Only the lines from the start of the data through the line containing "import plotly.graph_objects as go" should be written out, exactly as they are, with both ends included and the pictures left out.
## BEGIN COLLECTED DATA
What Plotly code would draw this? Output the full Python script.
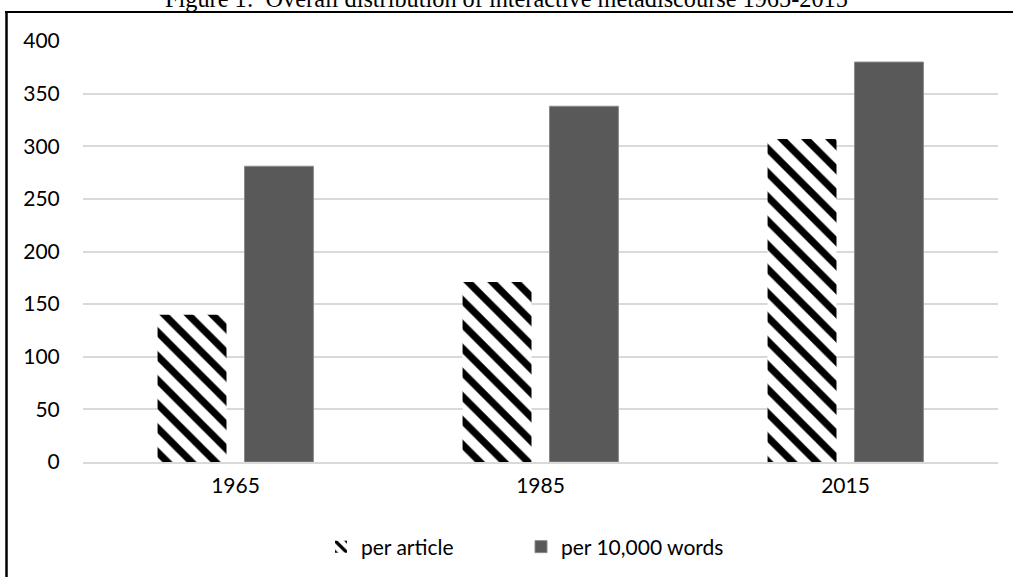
import plotly.graph_objects as go

years = ["1965", "1985", "2015"]
per_article = [140, 171, 307]
per_10000_words = [281, 338, 380]
y_ticks = [0, 50, 100, 150, 200, 250, 300, 350, 400]
title_text = "Figure 1:  Overall distribution of interactive metadiscourse 1965-2015"

W, H = 1013, 577
L, R, T, B = 83, 15, 41, 577 - 462
pw, ph = W - L - R, H - T - B

def px_x(wx):
    return (wx - L) / pw

def px_y(wy):
    return (H - B - wy) / ph

font = "Lato"
fs = 21

fig = go.Figure()
fig.add_trace(go.Bar(
    x=years, y=per_article, name="per article", legend="legend",
    marker=dict(color="white", line=dict(width=0),
                pattern=dict(shape="\\", size=17, solidity=0.42,
                             fgcolor="black", bgcolor="white", fillmode="replace")),
))
fig.add_trace(go.Bar(
    x=years, y=per_10000_words, name="per 10,000 words", legend="legend2",
    marker=dict(color="#595959", line=dict(width=1, color="#8a8a8a")),
))

legend_common = dict(orientation="h", yanchor="middle", xanchor="left",
                     font=dict(family=font, size=fs, color="#000000"),
                     bgcolor="rgba(0,0,0,0)", borderwidth=0)

fig.update_layout(
    width=W, height=H,
    margin=dict(l=L, r=R, t=T, b=B, autoexpand=False),
    paper_bgcolor="white", plot_bgcolor="white",
    barmode="group", bargap=0.43, bargroupgap=0.207,
    font=dict(family=font, size=fs, color="#000000"),
    showlegend=True,
    legend=dict(x=px_x(321), y=px_y(547), **legend_common),
    legend2=dict(x=px_x(521), y=px_y(547), **legend_common),
    xaxis=dict(showgrid=False, showline=True, linecolor="#d9d9d9", linewidth=1.5,
               ticks="outside", ticklen=4, tickcolor="rgba(0,0,0,0)",
               tickfont=dict(family=font, size=fs, color="#000000")),
    yaxis=dict(range=[0, 400], tickvals=y_ticks, showgrid=True, gridcolor="#d9d9d9",
               gridwidth=1.5, zeroline=False, showline=False,
               ticks="outside", ticklen=18, tickcolor="rgba(0,0,0,0)",
               tickfont=dict(family=font, size=fs, color="#000000")),
)

fig.add_annotation(text=title_text, xref="paper", yref="paper",
                   x=px_x(163), y=px_y(14.5), xanchor="left", yanchor="bottom",
                   showarrow=False,
                   font=dict(family="Liberation Serif", size=24.3, color="#000000"))

fig.add_shape(type="line", xref="paper", yref="paper",
              x0=px_x(5), x1=px_x(1100), y0=px_y(12), y1=px_y(12),
              line=dict(color="black", width=2))
fig.add_shape(type="line", xref="paper", yref="paper",
              x0=px_x(6.5), x1=px_x(6.5), y0=px_y(11), y1=px_y(700),
              line=dict(color="black", width=2.5))

fig.write_html("out.html", config={"displayModeBar": False},
               post_script="document.body.style.margin='0px';")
## END COLLECTED DATA
RESULT OF THIS TASK –
What Plotly code would draw this? Output the full Python script.
import plotly.graph_objects as go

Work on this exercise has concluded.